» **Directions for this task**: Return each line holding the string "page".

^^^^

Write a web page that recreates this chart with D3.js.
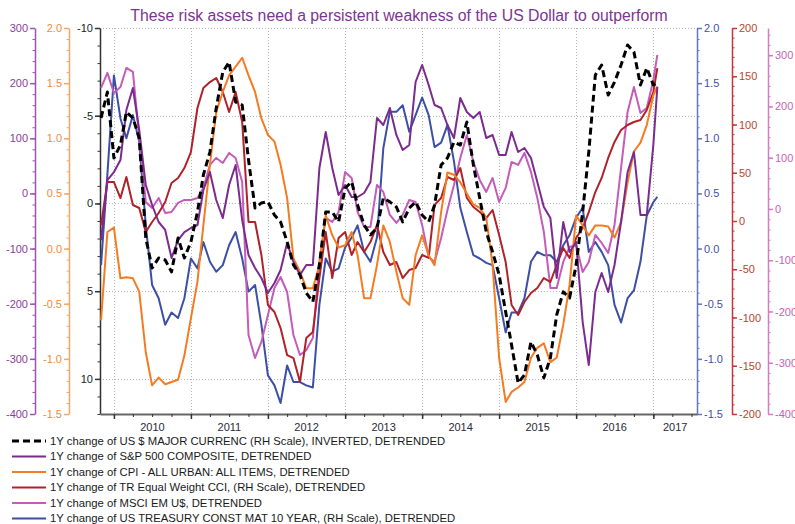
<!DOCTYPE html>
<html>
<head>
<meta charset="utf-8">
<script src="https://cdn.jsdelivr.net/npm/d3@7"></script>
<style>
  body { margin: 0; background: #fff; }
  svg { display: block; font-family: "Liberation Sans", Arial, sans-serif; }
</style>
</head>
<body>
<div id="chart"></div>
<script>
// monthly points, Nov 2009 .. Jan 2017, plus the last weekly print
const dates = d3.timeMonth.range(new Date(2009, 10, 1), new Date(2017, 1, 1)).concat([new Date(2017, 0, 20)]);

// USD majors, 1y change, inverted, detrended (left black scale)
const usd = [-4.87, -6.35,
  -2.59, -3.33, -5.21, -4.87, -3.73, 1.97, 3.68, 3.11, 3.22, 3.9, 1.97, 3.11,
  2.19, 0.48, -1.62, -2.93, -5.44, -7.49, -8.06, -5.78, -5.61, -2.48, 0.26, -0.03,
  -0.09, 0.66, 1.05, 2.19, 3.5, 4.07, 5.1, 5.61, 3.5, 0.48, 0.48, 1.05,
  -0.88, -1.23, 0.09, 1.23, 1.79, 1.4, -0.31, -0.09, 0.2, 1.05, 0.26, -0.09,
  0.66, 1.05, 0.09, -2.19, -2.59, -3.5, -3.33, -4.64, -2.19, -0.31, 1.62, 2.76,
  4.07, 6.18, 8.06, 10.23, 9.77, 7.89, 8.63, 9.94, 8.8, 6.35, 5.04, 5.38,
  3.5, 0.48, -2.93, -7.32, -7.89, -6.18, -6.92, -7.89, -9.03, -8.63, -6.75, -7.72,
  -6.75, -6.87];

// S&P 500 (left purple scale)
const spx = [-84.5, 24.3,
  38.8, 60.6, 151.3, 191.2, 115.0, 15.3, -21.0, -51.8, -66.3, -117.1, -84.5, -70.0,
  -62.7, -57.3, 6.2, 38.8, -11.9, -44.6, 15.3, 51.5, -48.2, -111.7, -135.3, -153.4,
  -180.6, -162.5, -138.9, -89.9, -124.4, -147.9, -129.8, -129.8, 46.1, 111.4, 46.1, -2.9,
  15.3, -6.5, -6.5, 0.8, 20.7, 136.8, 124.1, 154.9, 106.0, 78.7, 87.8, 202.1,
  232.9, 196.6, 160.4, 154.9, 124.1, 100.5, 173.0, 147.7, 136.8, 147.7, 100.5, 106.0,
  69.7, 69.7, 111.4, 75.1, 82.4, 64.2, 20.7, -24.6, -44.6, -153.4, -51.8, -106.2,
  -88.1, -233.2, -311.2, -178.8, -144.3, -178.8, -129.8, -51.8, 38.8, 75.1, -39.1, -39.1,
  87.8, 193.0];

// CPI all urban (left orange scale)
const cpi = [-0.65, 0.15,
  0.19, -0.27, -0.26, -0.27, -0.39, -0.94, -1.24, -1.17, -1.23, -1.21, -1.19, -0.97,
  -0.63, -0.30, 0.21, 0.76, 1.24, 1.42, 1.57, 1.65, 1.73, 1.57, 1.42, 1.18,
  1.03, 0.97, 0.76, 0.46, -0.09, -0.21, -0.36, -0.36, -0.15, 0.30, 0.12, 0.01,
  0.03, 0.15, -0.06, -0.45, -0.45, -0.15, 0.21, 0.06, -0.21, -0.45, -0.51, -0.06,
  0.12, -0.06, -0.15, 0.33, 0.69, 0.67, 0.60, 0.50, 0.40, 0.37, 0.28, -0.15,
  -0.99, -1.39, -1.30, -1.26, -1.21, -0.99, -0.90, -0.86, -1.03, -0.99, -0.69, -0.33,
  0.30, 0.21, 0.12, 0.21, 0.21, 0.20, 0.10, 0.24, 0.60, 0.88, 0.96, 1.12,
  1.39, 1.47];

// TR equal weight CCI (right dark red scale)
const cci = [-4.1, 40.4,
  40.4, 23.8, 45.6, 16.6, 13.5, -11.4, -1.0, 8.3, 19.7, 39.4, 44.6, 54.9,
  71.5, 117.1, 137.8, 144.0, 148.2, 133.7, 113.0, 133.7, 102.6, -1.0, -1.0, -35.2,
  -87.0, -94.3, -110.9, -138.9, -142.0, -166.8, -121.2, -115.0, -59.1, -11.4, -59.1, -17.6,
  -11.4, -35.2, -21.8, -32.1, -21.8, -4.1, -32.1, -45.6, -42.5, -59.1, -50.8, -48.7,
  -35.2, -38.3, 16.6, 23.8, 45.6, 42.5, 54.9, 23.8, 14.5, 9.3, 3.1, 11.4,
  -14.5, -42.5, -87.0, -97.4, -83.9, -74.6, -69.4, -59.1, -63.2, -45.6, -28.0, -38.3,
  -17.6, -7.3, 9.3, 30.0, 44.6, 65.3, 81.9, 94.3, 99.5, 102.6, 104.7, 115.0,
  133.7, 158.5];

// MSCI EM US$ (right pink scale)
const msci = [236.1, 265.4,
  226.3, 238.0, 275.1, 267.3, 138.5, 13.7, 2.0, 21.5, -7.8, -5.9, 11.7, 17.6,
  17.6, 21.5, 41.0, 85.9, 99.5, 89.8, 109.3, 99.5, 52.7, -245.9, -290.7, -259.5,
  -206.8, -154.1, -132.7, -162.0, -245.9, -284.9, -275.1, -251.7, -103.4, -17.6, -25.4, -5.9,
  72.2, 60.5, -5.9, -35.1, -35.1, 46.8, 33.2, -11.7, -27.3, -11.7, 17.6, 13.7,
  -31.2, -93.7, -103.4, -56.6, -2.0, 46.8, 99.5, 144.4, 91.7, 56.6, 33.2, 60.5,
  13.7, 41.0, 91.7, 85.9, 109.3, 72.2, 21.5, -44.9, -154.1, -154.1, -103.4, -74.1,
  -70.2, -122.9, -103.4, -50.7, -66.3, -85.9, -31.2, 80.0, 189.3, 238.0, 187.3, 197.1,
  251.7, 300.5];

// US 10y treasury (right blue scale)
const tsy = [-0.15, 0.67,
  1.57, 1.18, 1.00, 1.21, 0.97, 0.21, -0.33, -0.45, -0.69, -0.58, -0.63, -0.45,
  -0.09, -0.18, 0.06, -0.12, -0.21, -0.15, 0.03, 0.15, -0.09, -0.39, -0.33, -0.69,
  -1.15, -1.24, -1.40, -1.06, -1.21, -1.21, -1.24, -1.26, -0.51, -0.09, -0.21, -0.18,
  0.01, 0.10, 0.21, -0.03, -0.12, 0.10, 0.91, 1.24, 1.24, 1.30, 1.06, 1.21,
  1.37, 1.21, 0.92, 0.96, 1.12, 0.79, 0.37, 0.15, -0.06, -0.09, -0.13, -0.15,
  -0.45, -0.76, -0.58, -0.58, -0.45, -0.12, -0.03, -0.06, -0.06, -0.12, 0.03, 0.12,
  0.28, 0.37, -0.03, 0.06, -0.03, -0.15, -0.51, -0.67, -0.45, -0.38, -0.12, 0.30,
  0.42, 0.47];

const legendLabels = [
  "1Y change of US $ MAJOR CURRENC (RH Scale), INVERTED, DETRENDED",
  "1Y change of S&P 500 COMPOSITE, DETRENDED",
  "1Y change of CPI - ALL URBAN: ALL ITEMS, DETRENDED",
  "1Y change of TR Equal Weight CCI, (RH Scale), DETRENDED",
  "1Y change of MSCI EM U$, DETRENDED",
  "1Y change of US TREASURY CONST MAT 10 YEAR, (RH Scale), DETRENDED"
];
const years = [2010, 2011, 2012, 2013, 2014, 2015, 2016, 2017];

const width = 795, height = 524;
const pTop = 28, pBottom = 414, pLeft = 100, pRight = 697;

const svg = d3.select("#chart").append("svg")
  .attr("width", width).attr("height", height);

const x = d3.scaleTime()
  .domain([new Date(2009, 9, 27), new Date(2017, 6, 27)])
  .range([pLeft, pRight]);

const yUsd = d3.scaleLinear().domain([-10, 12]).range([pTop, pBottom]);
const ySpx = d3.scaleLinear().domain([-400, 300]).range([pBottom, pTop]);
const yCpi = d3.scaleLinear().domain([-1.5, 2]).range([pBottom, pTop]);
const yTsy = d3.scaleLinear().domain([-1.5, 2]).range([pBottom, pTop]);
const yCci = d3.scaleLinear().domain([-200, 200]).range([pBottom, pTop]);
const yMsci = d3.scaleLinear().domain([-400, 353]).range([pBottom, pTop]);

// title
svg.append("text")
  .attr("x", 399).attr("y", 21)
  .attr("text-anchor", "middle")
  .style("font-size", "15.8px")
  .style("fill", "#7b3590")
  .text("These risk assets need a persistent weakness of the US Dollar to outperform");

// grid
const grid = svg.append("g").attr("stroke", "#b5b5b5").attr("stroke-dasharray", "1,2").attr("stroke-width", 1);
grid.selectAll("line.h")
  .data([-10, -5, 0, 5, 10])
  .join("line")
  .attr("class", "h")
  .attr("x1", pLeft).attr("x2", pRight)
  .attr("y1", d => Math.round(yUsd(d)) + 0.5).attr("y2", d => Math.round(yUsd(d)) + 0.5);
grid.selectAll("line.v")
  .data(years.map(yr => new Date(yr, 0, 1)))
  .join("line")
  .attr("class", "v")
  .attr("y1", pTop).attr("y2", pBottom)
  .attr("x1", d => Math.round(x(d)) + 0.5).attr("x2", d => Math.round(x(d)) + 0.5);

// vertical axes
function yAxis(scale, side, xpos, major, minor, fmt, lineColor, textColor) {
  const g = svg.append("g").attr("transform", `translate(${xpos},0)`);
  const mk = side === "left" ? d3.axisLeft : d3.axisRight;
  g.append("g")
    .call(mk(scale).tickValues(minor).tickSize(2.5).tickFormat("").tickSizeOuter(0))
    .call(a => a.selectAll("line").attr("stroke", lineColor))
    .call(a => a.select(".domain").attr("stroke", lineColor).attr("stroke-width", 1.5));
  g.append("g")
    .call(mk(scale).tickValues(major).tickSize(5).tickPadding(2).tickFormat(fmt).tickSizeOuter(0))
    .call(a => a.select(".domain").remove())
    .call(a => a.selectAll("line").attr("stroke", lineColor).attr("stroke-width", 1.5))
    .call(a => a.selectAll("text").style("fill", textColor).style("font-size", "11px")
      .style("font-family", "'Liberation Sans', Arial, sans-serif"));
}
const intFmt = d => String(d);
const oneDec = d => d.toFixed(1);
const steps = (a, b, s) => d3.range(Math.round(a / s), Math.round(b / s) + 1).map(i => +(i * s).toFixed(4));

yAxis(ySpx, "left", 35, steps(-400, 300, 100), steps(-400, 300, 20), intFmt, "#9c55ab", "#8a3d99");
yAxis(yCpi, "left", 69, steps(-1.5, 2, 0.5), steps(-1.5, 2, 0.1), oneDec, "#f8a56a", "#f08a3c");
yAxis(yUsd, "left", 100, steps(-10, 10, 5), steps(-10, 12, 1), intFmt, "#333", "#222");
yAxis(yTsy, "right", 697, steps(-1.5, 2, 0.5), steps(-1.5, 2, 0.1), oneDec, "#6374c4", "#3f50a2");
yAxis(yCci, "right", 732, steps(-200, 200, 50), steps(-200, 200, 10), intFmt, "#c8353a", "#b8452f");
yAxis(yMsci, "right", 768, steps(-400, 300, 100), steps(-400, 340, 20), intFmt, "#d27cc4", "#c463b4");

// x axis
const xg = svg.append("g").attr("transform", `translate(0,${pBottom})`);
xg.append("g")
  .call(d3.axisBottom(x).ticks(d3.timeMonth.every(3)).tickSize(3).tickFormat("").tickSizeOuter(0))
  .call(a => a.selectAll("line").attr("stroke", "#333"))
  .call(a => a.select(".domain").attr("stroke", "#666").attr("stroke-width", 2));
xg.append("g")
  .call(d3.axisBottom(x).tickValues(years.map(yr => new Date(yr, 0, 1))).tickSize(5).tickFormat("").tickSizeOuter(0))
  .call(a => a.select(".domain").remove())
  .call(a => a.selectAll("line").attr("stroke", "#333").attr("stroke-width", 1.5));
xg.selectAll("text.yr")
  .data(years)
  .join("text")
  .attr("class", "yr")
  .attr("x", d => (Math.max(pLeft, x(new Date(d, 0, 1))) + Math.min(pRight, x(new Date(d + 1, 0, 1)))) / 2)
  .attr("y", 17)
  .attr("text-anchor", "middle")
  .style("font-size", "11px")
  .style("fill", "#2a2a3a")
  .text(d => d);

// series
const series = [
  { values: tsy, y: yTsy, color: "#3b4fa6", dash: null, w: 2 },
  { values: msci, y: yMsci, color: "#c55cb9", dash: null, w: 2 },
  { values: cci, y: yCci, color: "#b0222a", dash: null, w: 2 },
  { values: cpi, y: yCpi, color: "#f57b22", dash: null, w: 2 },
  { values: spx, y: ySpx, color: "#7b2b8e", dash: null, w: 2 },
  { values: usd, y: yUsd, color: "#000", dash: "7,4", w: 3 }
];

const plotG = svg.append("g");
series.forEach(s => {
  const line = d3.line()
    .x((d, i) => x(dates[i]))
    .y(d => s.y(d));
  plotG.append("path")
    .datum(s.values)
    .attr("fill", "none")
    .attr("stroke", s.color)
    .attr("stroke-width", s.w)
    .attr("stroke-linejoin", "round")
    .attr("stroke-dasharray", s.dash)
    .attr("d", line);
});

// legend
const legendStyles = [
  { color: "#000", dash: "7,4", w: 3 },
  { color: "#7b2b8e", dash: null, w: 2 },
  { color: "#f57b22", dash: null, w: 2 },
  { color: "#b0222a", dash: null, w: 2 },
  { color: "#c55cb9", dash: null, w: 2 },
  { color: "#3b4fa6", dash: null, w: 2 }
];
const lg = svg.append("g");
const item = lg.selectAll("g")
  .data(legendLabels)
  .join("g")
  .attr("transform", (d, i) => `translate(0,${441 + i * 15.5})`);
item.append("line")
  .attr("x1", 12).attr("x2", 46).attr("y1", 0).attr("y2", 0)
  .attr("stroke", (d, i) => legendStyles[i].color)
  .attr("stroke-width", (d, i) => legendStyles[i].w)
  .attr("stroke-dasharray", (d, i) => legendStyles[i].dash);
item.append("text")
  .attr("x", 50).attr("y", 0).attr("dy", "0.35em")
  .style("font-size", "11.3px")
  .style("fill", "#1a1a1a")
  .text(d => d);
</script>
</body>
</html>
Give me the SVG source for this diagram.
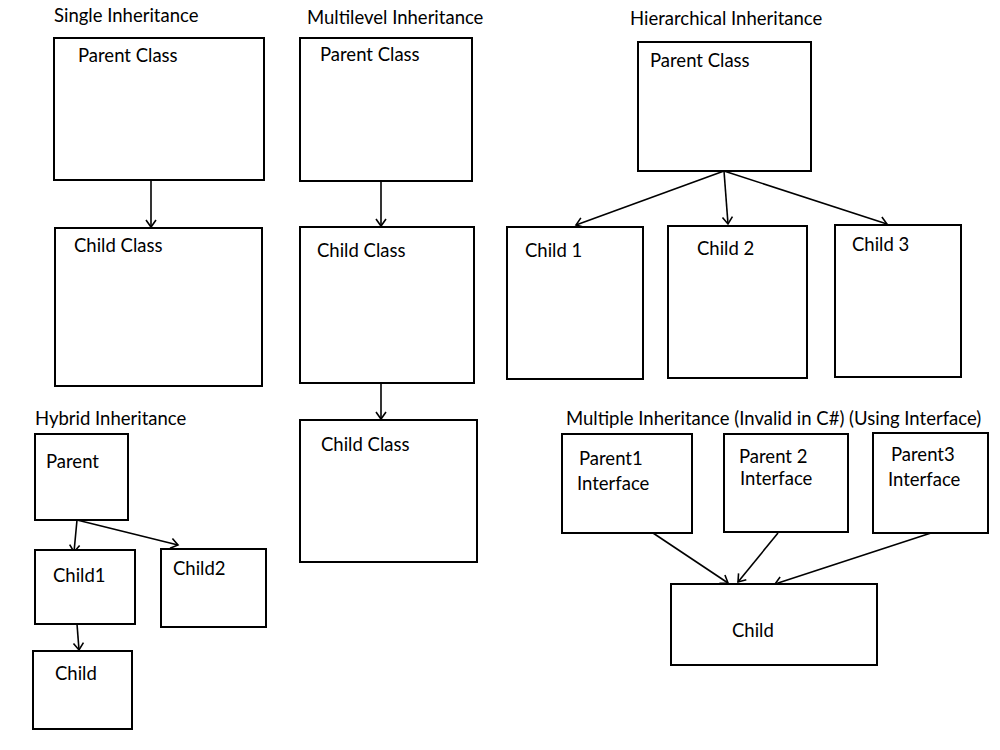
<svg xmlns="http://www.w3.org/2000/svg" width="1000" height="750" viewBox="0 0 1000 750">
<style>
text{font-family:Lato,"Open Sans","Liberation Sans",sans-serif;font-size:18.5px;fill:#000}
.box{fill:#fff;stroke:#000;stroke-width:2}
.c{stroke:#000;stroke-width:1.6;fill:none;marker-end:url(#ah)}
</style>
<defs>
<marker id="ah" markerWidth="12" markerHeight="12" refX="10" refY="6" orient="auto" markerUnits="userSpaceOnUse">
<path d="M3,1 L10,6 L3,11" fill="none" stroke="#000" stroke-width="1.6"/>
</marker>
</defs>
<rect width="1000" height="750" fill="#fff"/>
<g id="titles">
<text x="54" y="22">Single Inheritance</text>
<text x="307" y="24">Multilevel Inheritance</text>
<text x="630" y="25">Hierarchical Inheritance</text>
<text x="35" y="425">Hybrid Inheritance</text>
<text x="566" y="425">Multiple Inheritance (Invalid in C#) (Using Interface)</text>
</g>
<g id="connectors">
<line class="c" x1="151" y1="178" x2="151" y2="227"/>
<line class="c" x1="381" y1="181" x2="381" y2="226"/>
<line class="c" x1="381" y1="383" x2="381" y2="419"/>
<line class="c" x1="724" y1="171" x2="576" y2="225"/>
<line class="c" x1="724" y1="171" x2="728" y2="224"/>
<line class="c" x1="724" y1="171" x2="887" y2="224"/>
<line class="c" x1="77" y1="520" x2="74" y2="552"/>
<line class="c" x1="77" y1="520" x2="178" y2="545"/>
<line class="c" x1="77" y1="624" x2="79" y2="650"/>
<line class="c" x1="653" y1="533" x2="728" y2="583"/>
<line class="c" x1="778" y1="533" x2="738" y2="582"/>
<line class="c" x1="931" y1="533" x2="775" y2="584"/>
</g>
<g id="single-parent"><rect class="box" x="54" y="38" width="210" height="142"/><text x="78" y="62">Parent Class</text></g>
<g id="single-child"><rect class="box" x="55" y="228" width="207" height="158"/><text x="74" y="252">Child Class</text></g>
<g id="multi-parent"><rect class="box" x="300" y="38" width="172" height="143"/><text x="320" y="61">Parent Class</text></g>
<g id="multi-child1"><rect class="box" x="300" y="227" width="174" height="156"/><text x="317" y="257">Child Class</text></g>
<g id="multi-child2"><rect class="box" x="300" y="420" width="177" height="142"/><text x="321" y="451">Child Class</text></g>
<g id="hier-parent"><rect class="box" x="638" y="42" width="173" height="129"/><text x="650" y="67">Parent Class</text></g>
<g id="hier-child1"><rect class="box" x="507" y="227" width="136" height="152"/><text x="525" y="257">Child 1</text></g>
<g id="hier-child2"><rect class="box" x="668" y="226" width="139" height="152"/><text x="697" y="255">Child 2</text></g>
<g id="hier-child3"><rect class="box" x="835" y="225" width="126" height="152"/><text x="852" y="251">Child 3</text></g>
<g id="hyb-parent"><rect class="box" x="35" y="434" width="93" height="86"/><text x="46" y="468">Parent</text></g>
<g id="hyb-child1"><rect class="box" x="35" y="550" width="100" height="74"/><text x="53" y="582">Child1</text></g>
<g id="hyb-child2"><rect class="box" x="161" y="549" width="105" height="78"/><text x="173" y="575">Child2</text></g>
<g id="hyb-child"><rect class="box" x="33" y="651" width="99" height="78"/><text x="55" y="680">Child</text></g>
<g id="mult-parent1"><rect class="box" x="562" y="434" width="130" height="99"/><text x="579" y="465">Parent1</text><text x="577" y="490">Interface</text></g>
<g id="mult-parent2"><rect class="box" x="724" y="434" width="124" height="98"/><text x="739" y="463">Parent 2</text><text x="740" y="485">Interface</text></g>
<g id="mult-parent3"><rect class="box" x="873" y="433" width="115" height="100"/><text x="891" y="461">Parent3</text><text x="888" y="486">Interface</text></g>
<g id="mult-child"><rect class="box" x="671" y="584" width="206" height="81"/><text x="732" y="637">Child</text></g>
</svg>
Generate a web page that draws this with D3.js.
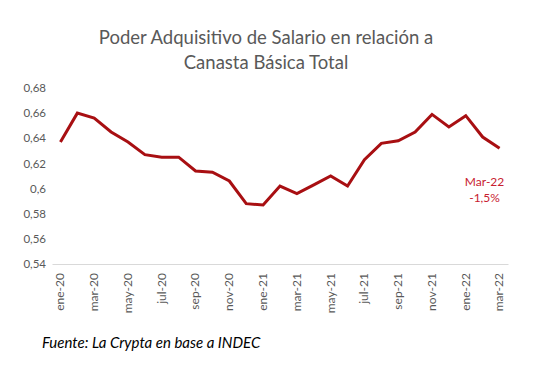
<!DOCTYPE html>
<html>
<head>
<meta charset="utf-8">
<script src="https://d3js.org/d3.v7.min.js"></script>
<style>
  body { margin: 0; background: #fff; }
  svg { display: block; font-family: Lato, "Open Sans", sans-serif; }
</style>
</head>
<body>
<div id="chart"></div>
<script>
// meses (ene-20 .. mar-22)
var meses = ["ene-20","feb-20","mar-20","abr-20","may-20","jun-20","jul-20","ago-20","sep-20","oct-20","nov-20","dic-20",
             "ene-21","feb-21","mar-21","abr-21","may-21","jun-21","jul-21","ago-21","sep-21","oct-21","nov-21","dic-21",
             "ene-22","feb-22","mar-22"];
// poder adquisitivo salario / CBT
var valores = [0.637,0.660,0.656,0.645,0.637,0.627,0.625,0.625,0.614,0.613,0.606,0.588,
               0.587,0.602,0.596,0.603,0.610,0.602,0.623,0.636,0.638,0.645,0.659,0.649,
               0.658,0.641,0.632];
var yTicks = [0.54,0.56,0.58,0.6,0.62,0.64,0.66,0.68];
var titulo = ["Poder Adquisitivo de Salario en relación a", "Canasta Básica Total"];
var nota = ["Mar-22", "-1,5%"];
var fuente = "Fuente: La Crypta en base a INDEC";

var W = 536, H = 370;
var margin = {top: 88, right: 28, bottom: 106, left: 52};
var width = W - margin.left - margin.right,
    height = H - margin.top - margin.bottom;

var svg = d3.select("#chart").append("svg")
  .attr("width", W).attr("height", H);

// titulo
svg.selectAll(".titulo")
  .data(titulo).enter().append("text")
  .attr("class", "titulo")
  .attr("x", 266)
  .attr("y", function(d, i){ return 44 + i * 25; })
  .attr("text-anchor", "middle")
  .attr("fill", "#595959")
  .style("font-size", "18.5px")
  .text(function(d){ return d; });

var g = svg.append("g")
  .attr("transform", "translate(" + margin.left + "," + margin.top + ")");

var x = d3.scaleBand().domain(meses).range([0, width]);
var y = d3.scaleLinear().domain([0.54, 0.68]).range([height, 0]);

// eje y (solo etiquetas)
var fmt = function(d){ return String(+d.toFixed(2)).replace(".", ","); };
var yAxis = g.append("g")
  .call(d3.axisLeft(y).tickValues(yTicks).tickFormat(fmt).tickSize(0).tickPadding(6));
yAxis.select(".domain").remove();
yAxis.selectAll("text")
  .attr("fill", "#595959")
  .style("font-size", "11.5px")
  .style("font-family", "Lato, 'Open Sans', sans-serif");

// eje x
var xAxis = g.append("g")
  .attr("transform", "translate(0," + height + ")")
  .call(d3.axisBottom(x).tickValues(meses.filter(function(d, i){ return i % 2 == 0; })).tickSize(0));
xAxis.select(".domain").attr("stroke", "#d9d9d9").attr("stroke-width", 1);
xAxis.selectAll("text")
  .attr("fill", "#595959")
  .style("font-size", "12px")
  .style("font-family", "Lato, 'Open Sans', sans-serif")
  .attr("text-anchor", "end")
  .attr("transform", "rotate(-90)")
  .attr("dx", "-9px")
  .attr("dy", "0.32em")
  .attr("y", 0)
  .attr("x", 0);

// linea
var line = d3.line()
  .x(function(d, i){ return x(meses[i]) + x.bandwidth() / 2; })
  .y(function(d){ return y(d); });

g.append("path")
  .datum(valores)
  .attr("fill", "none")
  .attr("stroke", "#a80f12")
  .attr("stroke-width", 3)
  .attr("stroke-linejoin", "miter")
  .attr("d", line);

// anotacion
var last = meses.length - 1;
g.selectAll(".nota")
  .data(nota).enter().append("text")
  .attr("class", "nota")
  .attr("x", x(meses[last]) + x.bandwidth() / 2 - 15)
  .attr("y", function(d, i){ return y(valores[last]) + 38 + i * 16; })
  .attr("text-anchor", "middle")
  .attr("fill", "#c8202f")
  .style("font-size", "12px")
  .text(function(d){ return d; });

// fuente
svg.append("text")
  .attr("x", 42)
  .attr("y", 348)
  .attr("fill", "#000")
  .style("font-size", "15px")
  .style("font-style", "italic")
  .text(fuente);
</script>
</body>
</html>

^^^^

» **Written reply**:
Write a web page that recreates this chart with D3.js.
Generate a web page that draws this with D3.js.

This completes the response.